Motorcyclists are being demonised by mainstream media and “extreme rider behaviour” sensationalised without balance or context, says a road safety campaigner.
Judith Kuerschner, who was riding behind her husband when he was killed by a driver turning in front of him without indicating and who was a Australian Motoring Enthusiast Party candidate at the last election, says the issue was highlighted at the recent Australasian Road Safety Conference in Canberra.
She says the issue of social responsibility of the mainstream media in sensationalising and demonising road users was ironically raised by a NSW cop.
“For example, as this guy said, when they run a road safety blitz the media are only interested in reporting how many tickets were handed out and what was the fastest speed recorded; they’re not interested in reporting that despite all this 97% of road users were doing the right thing,” she says.
It is, indeed, ironic given the police are often complicit in releasing sensationalist statistics and video evidence to the mainstream media, often to win their favour.
Judith also referred to an example of a recent article of a motorcyclist uploading a YouTube clip of him riding over 200km/h on a South Australia road.
“I happen to know the person who uploaded the video, which apparently was done by accident and was a video that was taken over half a decade ago,” she says.

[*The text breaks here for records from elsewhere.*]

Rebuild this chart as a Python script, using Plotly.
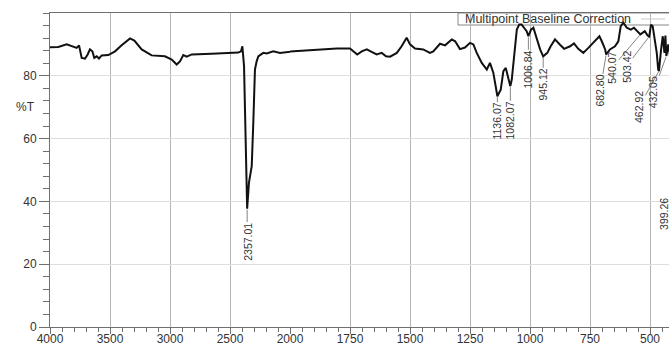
import plotly.graph_objects as go

# FTIR spectrum: wavenumber (cm-1) and transmittance (%T)
wavenumber = [
    4000, 3931, 3861, 3819, 3778, 3758, 3736, 3708, 3686, 3667, 3647, 3631,
    3611, 3592, 3569, 3514, 3458, 3403, 3333, 3297, 3236, 3153, 3042, 2986,
    2944, 2917, 2889, 2861, 2819, 2653, 2431, 2408, 2397, 2383, 2371, 2361,
    2357.01, 2342, 2319, 2306, 2292, 2278, 2264, 2250, 2222, 2194, 2139, 2083,
    2028, 2000, 1986, 1889, 1805, 1750, 1736, 1720, 1701, 1680, 1660, 1639,
    1618, 1600, 1583, 1555, 1535, 1514, 1500, 1479, 1445, 1417, 1403, 1375,
    1354, 1326, 1312, 1292, 1271, 1250, 1236, 1222, 1201, 1180, 1167, 1153,
    1142, 1136.07, 1122, 1111, 1101, 1090, 1082.07, 1076, 1067, 1055, 1045,
    1035, 1025, 1014, 1006.84, 996, 986, 972, 958, 945.12, 928, 914, 896,
    875, 858, 833, 817, 799, 778, 757, 729, 711, 701, 687, 682.80, 667, 646,
    632, 622, 611, 597, 580, 567, 549, 540.07, 522, 510, 503.42, 496, 489,
    479, 472, 466, 462.92, 454, 447, 440, 436, 432.05, 424, 412, 405, 399.26,
    395,
]
transmittance = [
    89.1, 89.2, 90.0, 89.4, 88.9, 89.7, 85.7, 85.5, 86.8, 88.4, 87.8, 85.7,
    86.2, 85.5, 86.5, 86.6, 87.8, 89.7, 91.9, 91.2, 88.4, 86.5, 86.2, 85.2,
    83.6, 84.6, 86.6, 86.1, 86.8, 87.0, 87.4, 87.8, 89.4, 83.1, 59.7, 39.6,
    37.7, 46.0, 51.2, 64.8, 82.0, 84.6, 86.2, 86.6, 87.3, 87.1, 87.8, 87.3,
    87.6, 87.7, 87.8, 88.4, 88.7, 88.7, 87.8, 86.8, 87.8, 88.4, 87.6, 86.8,
    87.3, 86.2, 86.1, 87.3, 89.4, 92.1, 90.0, 88.7, 88.4, 87.3, 87.8, 90.2,
    89.7, 91.6, 91.0, 88.5, 89.0, 90.5, 90.0, 87.3, 84.1, 82.0, 84.1, 81.0,
    76.2, 73.5, 75.6, 81.5, 82.5, 79.4, 76.7, 78.8, 86.2, 94.7, 96.3,
    96.3, 95.3, 94.2, 92.6, 94.7, 95.3, 91.6, 88.4, 86.2, 87.3, 89.4, 91.6,
    89.9, 88.6, 89.4, 90.3, 88.6, 87.3, 88.9, 91.0, 92.6, 91.0, 88.4, 86.8, 88.4, 89.4,
    91.0, 95.8, 96.9, 95.3, 94.7, 95.3, 93.7, 93.2, 94.2, 92.8, 92.5, 96.3, 95.8,
    90.5, 87.3, 82.0, 81.5, 88.4, 92.6, 87.3, 92.8, 86.3, 90.0, 84.0, 70.0, 45.0,
    62.0,
]

# Labelled absorption bands
peak_wavenumber = [2357.01, 1136.07, 1082.07, 1006.84, 945.12, 682.80,
                   540.07, 503.42, 462.92, 432.05, 399.26]
peak_label = ["2357.01", "1136.07", "1082.07", "1006.84", "945.12", "682.80",
              "540.07", "503.42", "462.92", "432.05", "399.26"]

x_ticks_high = [4000, 3500, 3000, 2500, 2000]
x_ticks_low = [1750, 1500, 1250, 1000, 750, 500]
y_ticks = [0, 20, 40, 60, 80]

# ---- layout geometry -------------------------------------------------------
W, H = 669, 345
ML, MR, MT, MB = 50, 0, 13, 18
plot_w = W - ML - MR
plot_h = H - MT - MB
split = 240 / plot_w          # 4000-2000 panel width (compressed scale)
low_end = 421                 # right end of the expanded 2000-400 panel
y_range = [0, 100]

FONT = "Liberation Sans, Arial, sans-serif"
TXT = "#333333"
AXC = "#707070"

fig = go.Figure()
for xa in ("x", "x2"):
    fig.add_trace(go.Scatter(
        x=wavenumber, y=transmittance, xaxis=xa, yaxis="y", mode="lines",
        line=dict(color="#111111", width=2), showlegend=False,
        hoverinfo="skip"))

common_x = dict(
    showline=True, linecolor=AXC, linewidth=1, mirror=True,
    ticks="outside", ticklen=6, tickcolor=AXC, tickwidth=1,
    showgrid=True, gridcolor="#b4b4b4", gridwidth=1, zeroline=False,
    tickfont=dict(family=FONT, size=12, color=TXT),
    tickmode="array", automargin=False, ticklabelstandoff=-5,
)
fig.update_layout(
    width=W, height=H,
    margin=dict(l=ML, r=MR, t=MT, b=MB, pad=0, autoexpand=False),
    paper_bgcolor="white", plot_bgcolor="white",
    showlegend=False,
    xaxis=dict(common_x, domain=[0, split], range=[4000, 2000],
               tickvals=x_ticks_high, anchor="y",
               minor=dict(tickmode="linear", tick0=0, dtick=100, ticks="outside",
                          ticklen=4, tickcolor=AXC, showgrid=False)),
    xaxis2=dict(common_x, domain=[split, 1], range=[2000, low_end],
                tickvals=x_ticks_low, anchor="y",
                minor=dict(tickmode="linear", tick0=0, dtick=50, ticks="outside",
                           ticklen=4, tickcolor=AXC, showgrid=False)),
    yaxis=dict(range=y_range, domain=[0, 1], anchor="x", automargin=False,
               showline=True, linecolor=AXC, linewidth=1,
               ticks="outside", ticklen=10, tickcolor=AXC,
               tickmode="array", tickvals=y_ticks,
               showgrid=True, gridcolor="#dedede", zeroline=False,
               tickfont=dict(family=FONT, size=12, color=TXT),
               minor=dict(tickmode="linear", tick0=0, dtick=4, ticks="outside",
                          ticklen=6, tickcolor=AXC, showgrid=False)),
)

# axis title "%T" placed beside the 70 % level
fig.add_annotation(text="%T", xref="paper", yref="y", x=-13 / plot_w, y=70,
                   xanchor="right", yanchor="middle", showarrow=False,
                   font=dict(family=FONT, size=12, color=TXT))

# ---- peak labels with leader lines ----------------------------------------
t_at = dict(zip(wavenumber, transmittance))
# text-centre offsets from each band minimum, in screen pixels
label_offset = {
    "2357.01": (0, 33), "1136.07": (0, 25), "1082.07": (0, 34),
    "1006.84": (0, 33), "945.12": (0, 28), "682.80": (-6, 36),
    "540.07": (-28, 33), "503.42": (-23, 30), "462.92": (-20, 36),
    "432.05": (-13, 36), "399.26": (-11, 28),
}
px_per_low = plot_w * (1 - split) / (2000 - low_end)
px_per_t = plot_h / (y_range[1] - y_range[0])
for wn, lab in zip(peak_wavenumber, peak_label):
    dx, dy = label_offset[lab]
    xa = "x" if wn >= 2000 else "x2"
    ann = dict(x=wn, y=t_at[wn], xref=xa, yref="y", text=lab, textangle=-90,
               showarrow=True, arrowhead=0, arrowwidth=0.8, arrowcolor="#666666",
               standoff=1, borderpad=0,
               font=dict(family=FONT, size=10.5, color=TXT))
    if xa == "x2" and wn < low_end:
        # band minimum lies past the panel edge: anchor the text in data units
        ann.update(axref="x2", ayref="y",
                   ax=wn - dx / px_per_low, ay=t_at[wn] - dy / px_per_t)
    else:
        ann.update(ax=dx, ay=dy)
    fig.add_annotation(**ann)

# ---- legend box ------------------------------------------------------------
def px_x(p):
    return (p - ML) / plot_w

def px_y(p):
    return (H - MB - p) / plot_h

fig.add_shape(type="rect", xref="paper", yref="paper",
              x0=px_x(458), x1=px_x(700), y0=px_y(25), y1=px_y(13),
              line=dict(color="#888888", width=1), fillcolor="white",
              layer="between")
fig.add_shape(type="line", xref="paper", yref="paper",
              x0=px_x(641), x1=px_x(665), y0=px_y(19), y1=px_y(19),
              line=dict(color="#c8c8c8", width=1))
fig.add_annotation(text="Multipoint Baseline Correction", xref="paper",
                   yref="paper", x=px_x(463), y=px_y(19), xanchor="left",
                   yanchor="middle", showarrow=False,
                   font=dict(family=FONT, size=12.5, color=TXT))

fig.write_html("out.html")
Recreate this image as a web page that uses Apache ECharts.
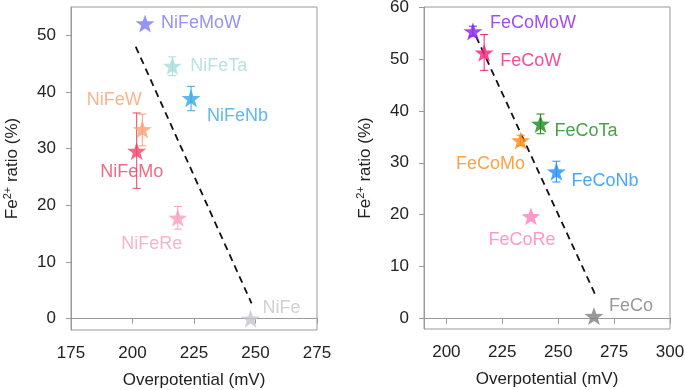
<!DOCTYPE html>
<html>
<head>
<meta charset="utf-8">
<script src="https://cdn.jsdelivr.net/npm/echarts@6/dist/echarts.min.js"></script>
<style>html,body{margin:0;padding:0;background:#fff}#c{width:685px;height:390px}</style>
</head>
<body>
<div id="c"></div>
<script>
// ---- Left panel (NiFe-based) ----
const leftNames = ['NiFeMoW', 'NiFeTa', 'NiFeNb', 'NiFeW', 'NiFeMo', 'NiFeRe', 'NiFe'];
const leftX     = [205.1, 216.2, 223.8, 204.0, 201.7, 218.4, 248.0];
const leftY     = [52.1, 44.6, 38.9, 33.4, 29.6, 17.8, 0.0];
const leftErrLo = [null, 42.9, 36.7, 30.5, 23.0, 15.8, null];
const leftErrHi = [null, 46.2, 41.0, 36.1, 36.3, 19.8, null];
const leftFitX  = [201.3, 248.4];
const leftFitY  = [48.0, 2.7];
const leftXTicks = [175, 200, 225, 250, 275];
const leftYTicks = [0, 10, 20, 30, 40, 50];

// ---- Right panel (FeCo-based) ----
const rightNames = ['FeCoMoW', 'FeCoW', 'FeCoTa', 'FeCoMo', 'FeCoNb', 'FeCoRe', 'FeCo'];
const rightX     = [211.9, 216.9, 242.1, 233.2, 249.2, 237.8, 266.0];
const rightY     = [55.3, 51.2, 37.5, 34.3, 28.3, 19.7, 0.5];
const rightErrLo = [54.4, 47.8, 35.6, 33.3, 26.3, null, null];
const rightErrHi = [56.3, 54.7, 39.4, 35.3, 30.3, null, null];
const rightFitX  = [213.3, 266.5];
const rightFitY  = [54.3, 4.7];
const rightXTicks = [200, 225, 250, 275, 300];
const rightYTicks = [0, 10, 20, 30, 40, 50, 60];

// ---- styles ----
const leftColors  = ['#7b78f0', '#a6dcd8', '#36a6e6', '#f8a070', '#ee4466', '#f9a0b8', '#c4c4cc'];
const rightColors = ['#8a1ff0', '#f0207c', '#1a8a1a', '#ff8a10', '#1e90ff', '#ff80bf', '#808080'];
// label placement: [align, dx, dy]
const leftLabelPos = [['left',16,0],['left',18,0],['left',16,18],['center',-28,-29],['center',-5,21],['center',-26,26],['left',12,-11]];
const rightLabelPos = [['left',17,-8],['left',16,8],['left',14,7],['center',-30,24],['left',15,9],['center',-9,24],['left',15,-10]];

const FONT = '"Liberation Sans", Arial, Helvetica, sans-serif';
const STAR = 'path://M0,-10 L2.35,-3.24 L9.51,-3.09 L3.8,1.24 L5.88,8.09 L0,4 L-5.88,8.09 L-3.8,1.24 L-9.51,-3.09 L-2.35,-3.24 Z';
const AXIS_COLOR = '#9a9a9a';

function xAxisCfg(idx, min, max, ticks) {
  return {
    gridIndex: idx, type: 'value', min: min, max: max,
    name: 'Overpotential (mV)', nameLocation: 'middle', nameGap: 42,
    nameTextStyle: { fontFamily: FONT, fontSize: 17, color: '#222' },
    axisLine: { show: true, lineStyle: { color: AXIS_COLOR, width: 1 } },
    axisTick: { show: true, length: 5, customValues: ticks, lineStyle: { color: AXIS_COLOR } },
    axisLabel: { customValues: ticks, fontFamily: FONT, fontSize: 17, color: '#222', margin: 15 },
    splitLine: { show: false }
  };
}
function yAxisCfg(idx, min, max, ticks) {
  return {
    gridIndex: idx, type: 'value', min: min, max: max,
    name: 'Fe{sup|2+} ratio (%)', nameLocation: 'middle', nameGap: 48,
    nameTextStyle: { fontFamily: FONT, fontSize: 17, color: '#222',
      rich: { sup: { fontFamily: FONT, fontSize: 11, color: '#222', verticalAlign: 'top', padding: [0, 0, 10, 0] } } },
    axisLine: { show: true, lineStyle: { color: AXIS_COLOR, width: 1 } },
    axisTick: { show: true, length: 5, customValues: ticks, lineStyle: { color: AXIS_COLOR } },
    axisLabel: { customValues: ticks, fontFamily: FONT, fontSize: 17, color: '#222', margin: 15 },
    splitLine: { show: false }
  };
}

function scatterSeries(idx, names, xs, ys, colors, pos) {
  return {
    type: 'scatter', xAxisIndex: idx, yAxisIndex: idx, z: 5,
    symbol: STAR, symbolSize: 19, symbolKeepAspect: true,
    data: names.map((n, i) => ({
      name: n, value: [xs[i], ys[i]],
      itemStyle: { color: colors[i] },
      label: {
        show: true, position: 'inside', formatter: n, color: colors[i],
        fontFamily: FONT, fontSize: 18, align: pos[i][0], verticalAlign: 'middle',
        offset: [pos[i][1], pos[i][2]]
      }
    })),
    emphasis: { disabled: true }
  };
}

function errSeries(idx, xs, lo, hi, colors) {
  const data = [];
  xs.forEach((x, i) => { if (lo[i] != null) data.push([x, lo[i], hi[i], i]); });
  return {
    type: 'custom', xAxisIndex: idx, yAxisIndex: idx, z: 4,
    data: data,
    encode: { x: 0, y: [1, 2] },
    renderItem: function (params, api) {
      const x = api.value(0), l = api.value(1), h = api.value(2), ci = api.value(3);
      const p1 = api.coord([x, l]), p2 = api.coord([x, h]);
      const c = colors[ci], w = 4;
      const st = { stroke: c, lineWidth: 1 };
      return { type: 'group', children: [
        { type: 'line', shape: { x1: p1[0], y1: p1[1], x2: p2[0], y2: p2[1] }, style: st },
        { type: 'line', shape: { x1: p1[0] - w, y1: p1[1], x2: p1[0] + w, y2: p1[1] }, style: st },
        { type: 'line', shape: { x1: p2[0] - w, y1: p2[1], x2: p2[0] + w, y2: p2[1] }, style: st }
      ] };
    }
  };
}

function fitSeries(idx, xs, ys) {
  return {
    type: 'line', xAxisIndex: idx, yAxisIndex: idx, z: 3,
    data: xs.map((x, i) => [x, ys[i]]),
    symbol: 'none', silent: true,
    lineStyle: { color: '#111', width: 1.8, type: [7, 5] }
  };
}

const chart = echarts.init(document.getElementById('c'), null, { renderer: 'canvas' });
chart.setOption({
  animation: false,
  backgroundColor: '#fff',
  grid: [
    { left: 71, top: 7, width: 246, height: 323, show: true, borderColor: AXIS_COLOR, borderWidth: 1, backgroundColor: 'transparent', containLabel: false, outerBoundsMode: 'none' },
    { left: 424, top: 7, width: 246, height: 322, show: true, borderColor: AXIS_COLOR, borderWidth: 1, backgroundColor: 'transparent', containLabel: false, outerBoundsMode: 'none' }
  ],
  xAxis: [ xAxisCfg(0, 175, 275, leftXTicks), xAxisCfg(1, 190, 300, rightXTicks) ],
  yAxis: [ yAxisCfg(0, -2, 55, leftYTicks), yAxisCfg(1, -2, 60, rightYTicks) ],
  series: [
    fitSeries(0, leftFitX, leftFitY),
    errSeries(0, leftX, leftErrLo, leftErrHi, leftColors),
    scatterSeries(0, leftNames, leftX, leftY, leftColors, leftLabelPos),
    fitSeries(1, rightFitX, rightFitY),
    errSeries(1, rightX, rightErrLo, rightErrHi, rightColors),
    scatterSeries(1, rightNames, rightX, rightY, rightColors, rightLabelPos)
  ]
});
</script>
</body>
</html>
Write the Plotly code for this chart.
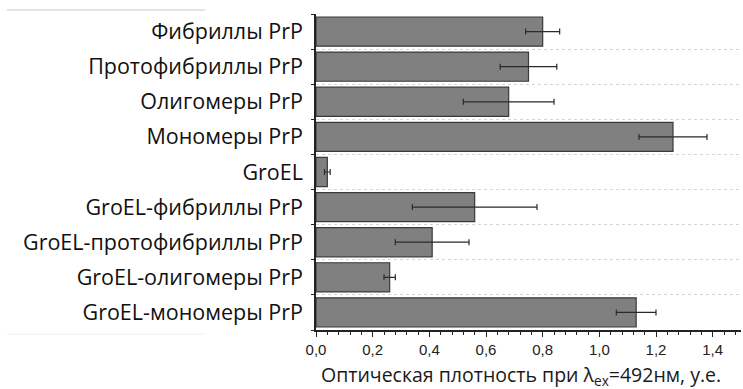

“But that didn’t stop Channel 9 from having a slow news day and, they admitted, to ‘trawling youtube for sensationalist videos’.
“Now this was given its usual ‘outrage’ paint by the mainstream media with no consideration for the context, of either the video, or the fact that this was extreme behaviour by an individual, and was not what they were likely to see everyday by every other motorcyclist on the road.”
She says the news item was designed to set up an “us vs them” scenario. It also created outrage in the motorcycling community among “pious patsies” who say they have “never done anything like this on their own bikes in their lives”.
“Unfortunately this sensationalist, one-sided, unconscionable journalism hits its mark every time and pushes motorcyclists further into the collective psyche as being ‘bad people we must destroy’,” she says.
“AMEP experienced this same smear campaign leading up to the last election when a Sydney burnout comp was labelled a ‘hoon meet’ by Channel 9 (again) with footage taken, and doctored, from the official media recorder of the event.”